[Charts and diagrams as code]
** START **

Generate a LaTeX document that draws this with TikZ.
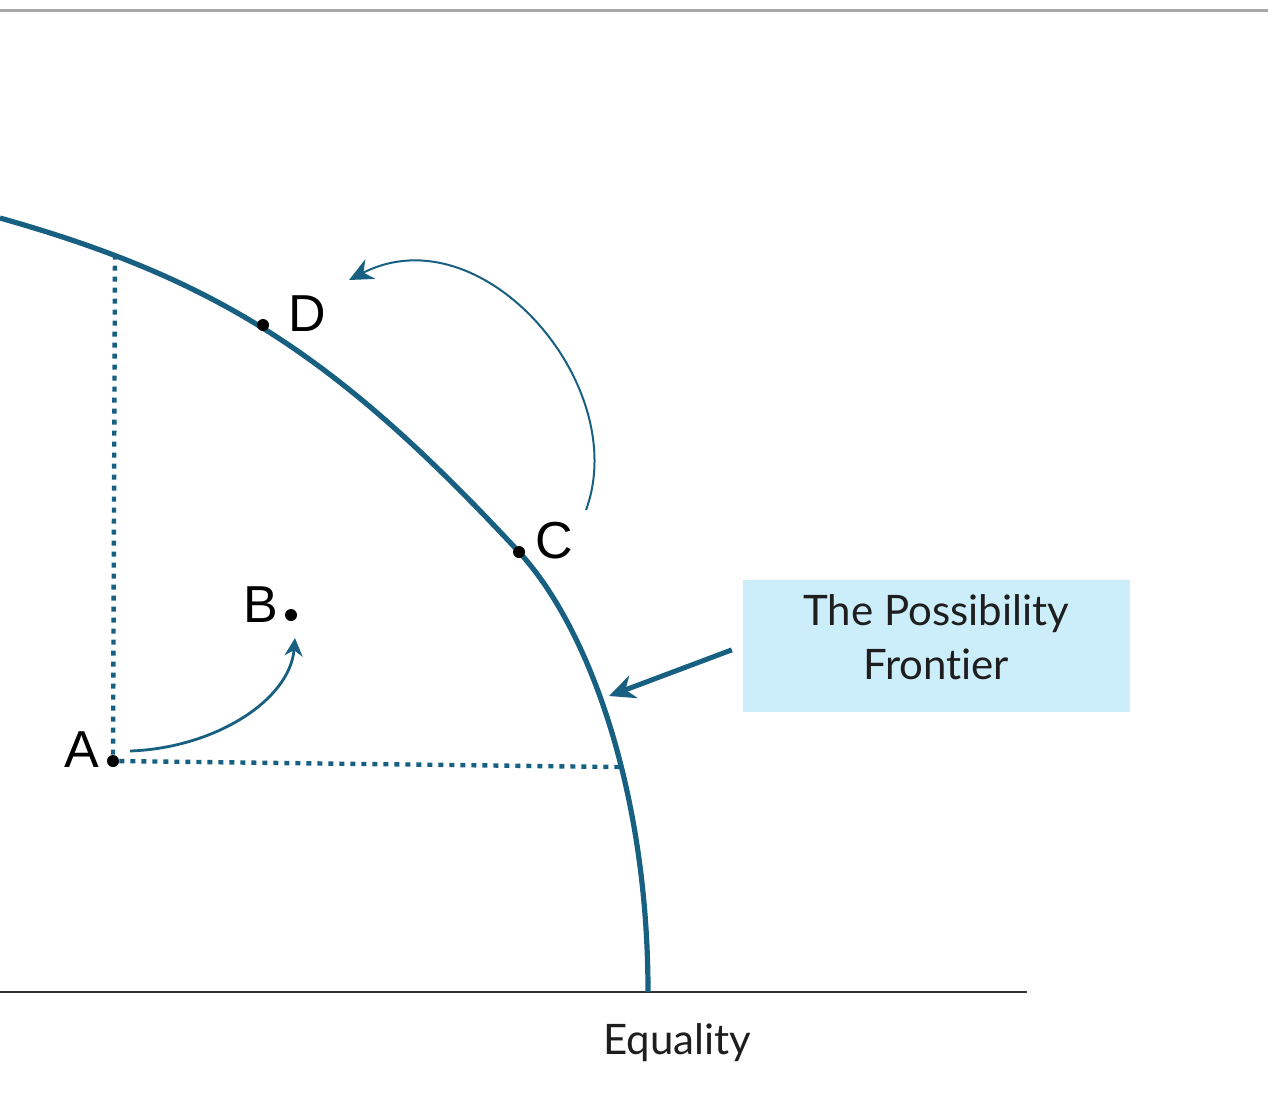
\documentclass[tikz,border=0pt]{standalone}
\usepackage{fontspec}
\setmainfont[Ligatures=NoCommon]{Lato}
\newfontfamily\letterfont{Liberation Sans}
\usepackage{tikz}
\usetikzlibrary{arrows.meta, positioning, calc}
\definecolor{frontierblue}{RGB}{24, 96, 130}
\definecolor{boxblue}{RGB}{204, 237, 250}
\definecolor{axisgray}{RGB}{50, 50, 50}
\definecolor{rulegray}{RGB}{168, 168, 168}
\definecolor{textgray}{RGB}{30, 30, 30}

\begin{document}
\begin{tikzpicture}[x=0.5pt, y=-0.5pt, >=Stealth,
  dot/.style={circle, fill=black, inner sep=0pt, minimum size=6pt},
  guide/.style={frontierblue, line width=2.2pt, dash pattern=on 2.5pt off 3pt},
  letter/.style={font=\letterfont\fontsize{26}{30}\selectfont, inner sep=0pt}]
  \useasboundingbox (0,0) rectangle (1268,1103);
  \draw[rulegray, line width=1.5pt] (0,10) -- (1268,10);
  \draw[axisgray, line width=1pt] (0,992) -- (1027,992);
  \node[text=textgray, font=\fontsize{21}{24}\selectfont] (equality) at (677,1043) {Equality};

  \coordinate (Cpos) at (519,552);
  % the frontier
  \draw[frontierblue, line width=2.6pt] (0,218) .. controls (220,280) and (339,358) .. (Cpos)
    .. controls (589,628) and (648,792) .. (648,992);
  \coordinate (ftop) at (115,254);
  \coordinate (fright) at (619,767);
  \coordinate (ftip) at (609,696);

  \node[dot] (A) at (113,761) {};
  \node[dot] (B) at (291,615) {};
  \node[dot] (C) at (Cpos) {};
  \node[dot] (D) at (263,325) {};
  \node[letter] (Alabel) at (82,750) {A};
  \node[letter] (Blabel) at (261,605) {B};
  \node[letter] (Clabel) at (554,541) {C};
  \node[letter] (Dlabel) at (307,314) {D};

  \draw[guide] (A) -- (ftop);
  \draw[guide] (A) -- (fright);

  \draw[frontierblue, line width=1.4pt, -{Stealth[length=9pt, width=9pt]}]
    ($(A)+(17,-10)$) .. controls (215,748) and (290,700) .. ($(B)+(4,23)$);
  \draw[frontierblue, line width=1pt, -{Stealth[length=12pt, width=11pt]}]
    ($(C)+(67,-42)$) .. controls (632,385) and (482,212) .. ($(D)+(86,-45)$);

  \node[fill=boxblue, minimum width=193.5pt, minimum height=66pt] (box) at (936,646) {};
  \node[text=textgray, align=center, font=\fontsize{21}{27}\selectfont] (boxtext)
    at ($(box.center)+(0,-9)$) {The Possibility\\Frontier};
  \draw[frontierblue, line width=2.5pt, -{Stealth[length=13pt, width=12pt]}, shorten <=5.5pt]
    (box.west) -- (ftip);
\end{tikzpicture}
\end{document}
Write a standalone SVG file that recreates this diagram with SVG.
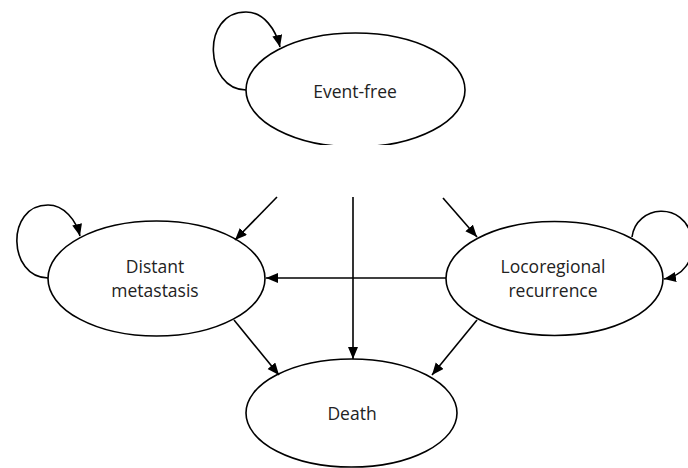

** END **

What the task asks:
Every line of the data above should be quoted exactly. Omit the pictures.

Complete answer:
Generate a LaTeX document that draws this with TikZ.
\documentclass[tikz,border=0pt]{standalone}
\usepackage{fontspec}
\setmainfont[Ligatures=NoCommon]{Lato}
\newfontfamily\letterfont{Liberation Sans}
\usepackage{tikz}
\usetikzlibrary{arrows.meta, positioning, calc}
\definecolor{frontierblue}{RGB}{24, 96, 130}
\definecolor{boxblue}{RGB}{204, 237, 250}
\definecolor{axisgray}{RGB}{50, 50, 50}
\definecolor{rulegray}{RGB}{168, 168, 168}
\definecolor{textgray}{RGB}{30, 30, 30}

\begin{document}
\begin{tikzpicture}[x=0.5pt, y=-0.5pt, >=Stealth,
  dot/.style={circle, fill=black, inner sep=0pt, minimum size=6pt},
  guide/.style={frontierblue, line width=2.2pt, dash pattern=on 2.5pt off 3pt},
  letter/.style={font=\letterfont\fontsize{26}{30}\selectfont, inner sep=0pt}]
  \useasboundingbox (0,0) rectangle (1268,1103);
  \draw[rulegray, line width=1.5pt] (0,10) -- (1268,10);
  \draw[axisgray, line width=1pt] (0,992) -- (1027,992);
  \node[text=textgray, font=\fontsize{21}{24}\selectfont] (equality) at (677,1043) {Equality};

  \coordinate (Cpos) at (519,552);
  % the frontier
  \draw[frontierblue, line width=2.6pt] (0,218) .. controls (220,280) and (339,358) .. (Cpos)
    .. controls (589,628) and (648,792) .. (648,992);
  \coordinate (ftop) at (115,254);
  \coordinate (fright) at (619,767);
  \coordinate (ftip) at (609,696);

  \node[dot] (A) at (113,761) {};
  \node[dot] (B) at (291,615) {};
  \node[dot] (C) at (Cpos) {};
  \node[dot] (D) at (263,325) {};
  \node[letter] (Alabel) at (82,750) {A};
  \node[letter] (Blabel) at (261,605) {B};
  \node[letter] (Clabel) at (554,541) {C};
  \node[letter] (Dlabel) at (307,314) {D};

  \draw[guide] (A) -- (ftop);
  \draw[guide] (A) -- (fright);

  \draw[frontierblue, line width=1.4pt, -{Stealth[length=9pt, width=9pt]}]
    ($(A)+(17,-10)$) .. controls (215,748) and (290,700) .. ($(B)+(4,23)$);
  \draw[frontierblue, line width=1pt, -{Stealth[length=12pt, width=11pt]}]
    ($(C)+(67,-42)$) .. controls (632,385) and (482,212) .. ($(D)+(86,-45)$);

  \node[fill=boxblue, minimum width=193.5pt, minimum height=66pt] (box) at (936,646) {};
  \node[text=textgray, align=center, font=\fontsize{21}{27}\selectfont] (boxtext)
    at ($(box.center)+(0,-9)$) {The Possibility\\Frontier};
  \draw[frontierblue, line width=2.5pt, -{Stealth[length=13pt, width=12pt]}, shorten <=5.5pt]
    (box.west) -- (ftip);
\end{tikzpicture}
\end{document}
Write a standalone SVG file that recreates this diagram with SVG.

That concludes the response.